Kullanacağınız balıklar balıkçınız tarafından fileto edilmiş, derileri alınmış, tüm küçük kılçıkları cımbız kullanarak ayıklanmış, yıkanmış ve kurulanmış balık olmalıdır. Yeşil limon ideal olmakla birlikte sarı limon da benzer sonuç verir.

İKİ AŞAMALI MEKSİKA SEVİÇE TEKNİĞİ

1. Seviçe için öncelikle fileto balığı ister şeritler, isterseniz benim önerdiğim küpler şeklinde doğrayıp limon suyuna yatırıp, üstünü streç ile kapatıp buzdolabında 2 saat marine etmelisiniz. Burada ideal miktarlar 250 gram fileto balık için 3 laym veya 2 limon suyudur.
2. Servis için limonda marine edişmiş balıkları, adına salsa denilen bir domates-aromatik ot karışımıyla karıştırıp, üzerlerine zeytinyağı dökerek servis etmelisiniz. Hepsi bu. Salsa içine genelde küp kesilmiş domates parçaları, acı biber, taze kişniş yaprakları ve soğan konur. Ama siz, canınız ne istiyorsa salsanıza ondan koyun. Mesela küçük doğramak kaydıyla bir çoban salatası salsa ile balıkları karıştırıp sunabilirsiniz. Dedim ya, bir kez tekniği öğrendikten sonra yaratıcılıkta sınır olmaz.

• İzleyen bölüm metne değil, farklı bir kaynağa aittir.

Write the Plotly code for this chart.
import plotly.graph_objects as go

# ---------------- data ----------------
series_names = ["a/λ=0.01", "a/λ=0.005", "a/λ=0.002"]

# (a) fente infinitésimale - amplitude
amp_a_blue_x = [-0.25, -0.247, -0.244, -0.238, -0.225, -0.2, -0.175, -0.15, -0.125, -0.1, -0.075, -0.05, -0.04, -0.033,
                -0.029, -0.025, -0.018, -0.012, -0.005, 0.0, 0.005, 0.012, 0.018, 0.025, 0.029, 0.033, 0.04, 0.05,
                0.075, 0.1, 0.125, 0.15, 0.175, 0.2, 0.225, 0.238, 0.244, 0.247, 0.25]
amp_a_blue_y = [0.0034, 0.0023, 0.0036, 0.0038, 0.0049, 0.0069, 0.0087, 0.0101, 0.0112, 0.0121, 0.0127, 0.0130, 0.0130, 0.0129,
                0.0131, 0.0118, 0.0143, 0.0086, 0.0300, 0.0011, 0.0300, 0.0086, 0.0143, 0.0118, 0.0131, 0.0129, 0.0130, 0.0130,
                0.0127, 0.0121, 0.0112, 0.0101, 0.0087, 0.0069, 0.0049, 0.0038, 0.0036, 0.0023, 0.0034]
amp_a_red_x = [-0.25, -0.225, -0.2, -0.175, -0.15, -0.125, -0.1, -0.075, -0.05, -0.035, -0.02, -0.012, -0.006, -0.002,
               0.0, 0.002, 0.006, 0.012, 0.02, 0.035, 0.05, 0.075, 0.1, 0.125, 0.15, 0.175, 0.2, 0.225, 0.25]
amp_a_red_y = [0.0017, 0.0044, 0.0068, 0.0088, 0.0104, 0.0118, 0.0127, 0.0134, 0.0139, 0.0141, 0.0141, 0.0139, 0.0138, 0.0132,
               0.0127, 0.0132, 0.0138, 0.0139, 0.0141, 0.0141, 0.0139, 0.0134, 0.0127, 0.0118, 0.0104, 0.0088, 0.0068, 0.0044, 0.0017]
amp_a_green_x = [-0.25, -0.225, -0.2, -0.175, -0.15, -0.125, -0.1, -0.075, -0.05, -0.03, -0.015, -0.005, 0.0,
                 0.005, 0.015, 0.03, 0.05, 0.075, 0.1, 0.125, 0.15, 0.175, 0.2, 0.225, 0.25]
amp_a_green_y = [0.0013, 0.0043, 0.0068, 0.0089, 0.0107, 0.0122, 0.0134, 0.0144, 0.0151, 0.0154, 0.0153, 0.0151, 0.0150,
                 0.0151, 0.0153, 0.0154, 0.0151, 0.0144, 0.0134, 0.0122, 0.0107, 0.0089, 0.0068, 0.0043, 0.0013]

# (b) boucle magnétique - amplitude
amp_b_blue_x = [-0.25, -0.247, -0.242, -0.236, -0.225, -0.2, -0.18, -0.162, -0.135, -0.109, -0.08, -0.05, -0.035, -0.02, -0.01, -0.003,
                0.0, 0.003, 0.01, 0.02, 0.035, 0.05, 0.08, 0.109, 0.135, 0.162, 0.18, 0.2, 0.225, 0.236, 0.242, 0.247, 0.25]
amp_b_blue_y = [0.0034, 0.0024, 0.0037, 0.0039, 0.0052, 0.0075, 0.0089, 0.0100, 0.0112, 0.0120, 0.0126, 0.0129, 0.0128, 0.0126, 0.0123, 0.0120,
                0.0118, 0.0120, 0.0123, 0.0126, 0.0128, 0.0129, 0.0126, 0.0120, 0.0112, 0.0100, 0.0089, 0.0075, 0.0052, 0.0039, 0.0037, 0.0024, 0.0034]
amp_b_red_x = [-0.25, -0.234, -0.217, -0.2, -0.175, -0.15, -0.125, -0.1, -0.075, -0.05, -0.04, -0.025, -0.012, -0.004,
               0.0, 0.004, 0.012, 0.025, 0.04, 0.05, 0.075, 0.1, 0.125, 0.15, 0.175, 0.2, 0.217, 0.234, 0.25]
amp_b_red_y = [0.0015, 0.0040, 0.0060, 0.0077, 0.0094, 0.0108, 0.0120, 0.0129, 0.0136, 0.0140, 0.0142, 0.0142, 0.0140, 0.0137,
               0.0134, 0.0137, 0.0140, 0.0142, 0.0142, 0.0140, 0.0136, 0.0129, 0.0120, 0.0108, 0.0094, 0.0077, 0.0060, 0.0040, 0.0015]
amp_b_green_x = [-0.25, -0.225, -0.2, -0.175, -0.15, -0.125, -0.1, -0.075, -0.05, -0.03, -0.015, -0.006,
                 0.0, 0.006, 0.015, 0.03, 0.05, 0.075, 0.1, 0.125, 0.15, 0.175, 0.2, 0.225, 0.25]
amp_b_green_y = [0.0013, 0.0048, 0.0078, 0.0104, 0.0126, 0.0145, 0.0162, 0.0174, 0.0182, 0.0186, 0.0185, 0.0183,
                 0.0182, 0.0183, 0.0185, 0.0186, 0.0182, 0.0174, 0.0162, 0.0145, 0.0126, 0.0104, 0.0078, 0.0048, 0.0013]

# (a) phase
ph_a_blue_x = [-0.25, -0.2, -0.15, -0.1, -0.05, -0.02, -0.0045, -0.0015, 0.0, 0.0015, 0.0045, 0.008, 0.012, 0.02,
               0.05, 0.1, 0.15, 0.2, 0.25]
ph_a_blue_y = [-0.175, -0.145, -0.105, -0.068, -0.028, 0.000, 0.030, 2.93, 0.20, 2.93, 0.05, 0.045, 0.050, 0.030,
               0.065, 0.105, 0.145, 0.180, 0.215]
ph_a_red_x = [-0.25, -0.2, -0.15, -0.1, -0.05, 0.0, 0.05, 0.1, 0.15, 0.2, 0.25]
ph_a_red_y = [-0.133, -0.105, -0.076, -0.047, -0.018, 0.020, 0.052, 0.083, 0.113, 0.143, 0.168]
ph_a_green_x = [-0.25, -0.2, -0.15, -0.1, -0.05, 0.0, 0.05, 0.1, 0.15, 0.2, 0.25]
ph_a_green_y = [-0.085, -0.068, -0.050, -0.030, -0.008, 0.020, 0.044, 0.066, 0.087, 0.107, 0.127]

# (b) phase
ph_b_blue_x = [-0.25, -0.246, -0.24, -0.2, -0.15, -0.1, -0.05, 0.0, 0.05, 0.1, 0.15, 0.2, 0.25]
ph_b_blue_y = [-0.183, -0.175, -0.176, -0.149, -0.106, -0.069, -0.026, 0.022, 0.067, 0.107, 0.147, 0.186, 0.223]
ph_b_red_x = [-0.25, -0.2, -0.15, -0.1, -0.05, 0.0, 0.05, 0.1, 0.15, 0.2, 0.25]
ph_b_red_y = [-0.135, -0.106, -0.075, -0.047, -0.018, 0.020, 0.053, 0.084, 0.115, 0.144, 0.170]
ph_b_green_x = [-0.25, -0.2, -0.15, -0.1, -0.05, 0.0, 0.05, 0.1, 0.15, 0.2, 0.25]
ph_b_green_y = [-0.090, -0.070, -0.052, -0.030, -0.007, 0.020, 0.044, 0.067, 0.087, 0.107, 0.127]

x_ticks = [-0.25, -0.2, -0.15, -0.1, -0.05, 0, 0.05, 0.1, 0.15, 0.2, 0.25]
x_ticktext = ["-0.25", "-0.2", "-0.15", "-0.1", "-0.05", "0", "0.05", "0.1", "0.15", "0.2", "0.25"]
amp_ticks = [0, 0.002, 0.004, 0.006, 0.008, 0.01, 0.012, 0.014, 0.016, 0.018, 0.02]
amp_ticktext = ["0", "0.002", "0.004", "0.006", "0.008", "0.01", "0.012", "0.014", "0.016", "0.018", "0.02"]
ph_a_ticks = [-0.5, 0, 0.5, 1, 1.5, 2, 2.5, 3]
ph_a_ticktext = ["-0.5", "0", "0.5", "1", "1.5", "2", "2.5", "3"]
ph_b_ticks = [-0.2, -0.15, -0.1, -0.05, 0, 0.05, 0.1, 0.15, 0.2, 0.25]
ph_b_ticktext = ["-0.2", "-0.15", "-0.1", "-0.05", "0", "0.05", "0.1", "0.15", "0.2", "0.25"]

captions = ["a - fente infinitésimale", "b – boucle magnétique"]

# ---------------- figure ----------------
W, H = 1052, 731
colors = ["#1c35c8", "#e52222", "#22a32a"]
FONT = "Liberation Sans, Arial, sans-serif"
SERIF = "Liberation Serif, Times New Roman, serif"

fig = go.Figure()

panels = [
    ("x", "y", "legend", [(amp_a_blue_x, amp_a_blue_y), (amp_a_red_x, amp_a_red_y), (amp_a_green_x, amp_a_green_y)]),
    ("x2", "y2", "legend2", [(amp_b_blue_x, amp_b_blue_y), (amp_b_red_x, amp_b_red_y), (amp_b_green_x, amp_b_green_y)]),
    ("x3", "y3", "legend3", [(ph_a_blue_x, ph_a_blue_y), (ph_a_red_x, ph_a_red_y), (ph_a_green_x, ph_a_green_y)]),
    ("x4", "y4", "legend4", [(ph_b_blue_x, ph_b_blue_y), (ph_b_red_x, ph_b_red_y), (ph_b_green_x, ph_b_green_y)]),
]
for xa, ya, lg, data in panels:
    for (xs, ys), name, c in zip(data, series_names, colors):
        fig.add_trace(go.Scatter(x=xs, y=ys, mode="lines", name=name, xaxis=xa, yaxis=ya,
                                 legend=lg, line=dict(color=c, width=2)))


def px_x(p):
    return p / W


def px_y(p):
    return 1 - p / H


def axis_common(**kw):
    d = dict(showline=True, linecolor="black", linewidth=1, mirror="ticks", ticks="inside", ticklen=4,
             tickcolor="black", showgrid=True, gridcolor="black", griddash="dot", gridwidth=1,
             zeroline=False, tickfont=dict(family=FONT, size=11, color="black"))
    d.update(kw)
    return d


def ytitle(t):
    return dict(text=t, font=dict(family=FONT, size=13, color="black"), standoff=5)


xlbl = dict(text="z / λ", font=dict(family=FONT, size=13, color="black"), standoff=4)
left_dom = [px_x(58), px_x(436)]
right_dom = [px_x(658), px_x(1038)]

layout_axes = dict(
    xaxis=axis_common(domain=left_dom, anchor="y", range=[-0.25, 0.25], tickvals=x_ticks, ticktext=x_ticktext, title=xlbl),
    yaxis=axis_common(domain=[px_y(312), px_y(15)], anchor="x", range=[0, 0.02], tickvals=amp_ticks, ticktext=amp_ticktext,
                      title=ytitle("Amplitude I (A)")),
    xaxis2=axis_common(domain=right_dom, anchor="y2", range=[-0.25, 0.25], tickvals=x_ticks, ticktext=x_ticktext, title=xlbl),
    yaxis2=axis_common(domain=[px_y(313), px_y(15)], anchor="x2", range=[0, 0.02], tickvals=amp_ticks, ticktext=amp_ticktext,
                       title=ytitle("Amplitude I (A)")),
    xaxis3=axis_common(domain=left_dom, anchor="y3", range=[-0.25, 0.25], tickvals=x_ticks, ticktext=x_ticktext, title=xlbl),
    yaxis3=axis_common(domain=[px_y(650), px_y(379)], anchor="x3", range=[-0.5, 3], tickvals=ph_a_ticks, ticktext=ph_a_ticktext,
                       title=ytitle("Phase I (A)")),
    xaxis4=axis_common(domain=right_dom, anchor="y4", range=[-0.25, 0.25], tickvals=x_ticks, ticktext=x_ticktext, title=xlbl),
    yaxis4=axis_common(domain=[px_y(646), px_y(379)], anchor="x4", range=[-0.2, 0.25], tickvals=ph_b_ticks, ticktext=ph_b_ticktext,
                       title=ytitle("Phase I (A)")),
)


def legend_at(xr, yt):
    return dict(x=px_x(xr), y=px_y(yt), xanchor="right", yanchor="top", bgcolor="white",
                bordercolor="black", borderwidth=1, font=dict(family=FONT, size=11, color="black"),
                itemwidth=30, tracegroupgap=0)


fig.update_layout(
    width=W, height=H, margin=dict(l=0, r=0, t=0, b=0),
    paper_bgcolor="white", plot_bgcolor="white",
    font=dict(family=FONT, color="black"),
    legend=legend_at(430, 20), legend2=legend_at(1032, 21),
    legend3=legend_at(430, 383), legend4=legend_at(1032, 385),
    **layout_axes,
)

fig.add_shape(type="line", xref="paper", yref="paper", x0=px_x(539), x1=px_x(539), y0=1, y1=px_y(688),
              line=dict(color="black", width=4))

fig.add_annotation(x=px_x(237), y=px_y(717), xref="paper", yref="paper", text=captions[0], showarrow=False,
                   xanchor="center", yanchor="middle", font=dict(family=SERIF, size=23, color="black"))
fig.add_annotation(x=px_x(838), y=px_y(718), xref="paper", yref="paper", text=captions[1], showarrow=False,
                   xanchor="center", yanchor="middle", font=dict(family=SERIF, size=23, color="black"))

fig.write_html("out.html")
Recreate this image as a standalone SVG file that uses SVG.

MEKSİKA USULÜ ÇİPURA SEVİÇE

MALZEMELER: (Seviçe için) 250 gram derisi alınmış çok taze çiftlik çipura (veya levrek) filetosu; 3 yeşil limonun ya da 2 limonun) suyu. (Salsa için) Kabuğu soyulmuş, çekirdekleri çıkarılmış ve 1 santim kareler şeklinde doğranmış 1 orta boy taze domates; minik kareler şeklinde kesilmiş 1 biber (çarliston, yeşil veya Meksika); çok ince doğranmış 1 taze soğan; iri kıyılmış 1 çorba kaşığı taze kişniş (veya fesleğen); 2 çorba kaşığı sızma zeytinyağı; tuz. (Dekor için) 1 olgun avokado.
YAPILIŞI: 1. Balıkları 1 cm küpler halinde kesin. Bir kâse içinde laym veya limon suyuyla üstlerini örtün. Karıştırıp üstünü streçle kapayarak buzdolabında 2 saat marine edin. 2 saat sonra kâsedeki sıvıyı boşaltın ve balıklara tuz serpin. 2. Tüm salsa malzemelerini son anda karıştırın. Dilerseniz salsayı balıklarla karıştırıp karışık halde, dilerseniz karıştırmadan yan yana tepecikler olarak tabaklara paylaştırın. Üzerlerini soyulup dilimlenmiş ve limon suyu sürülmüş avokadolarla dekore edin.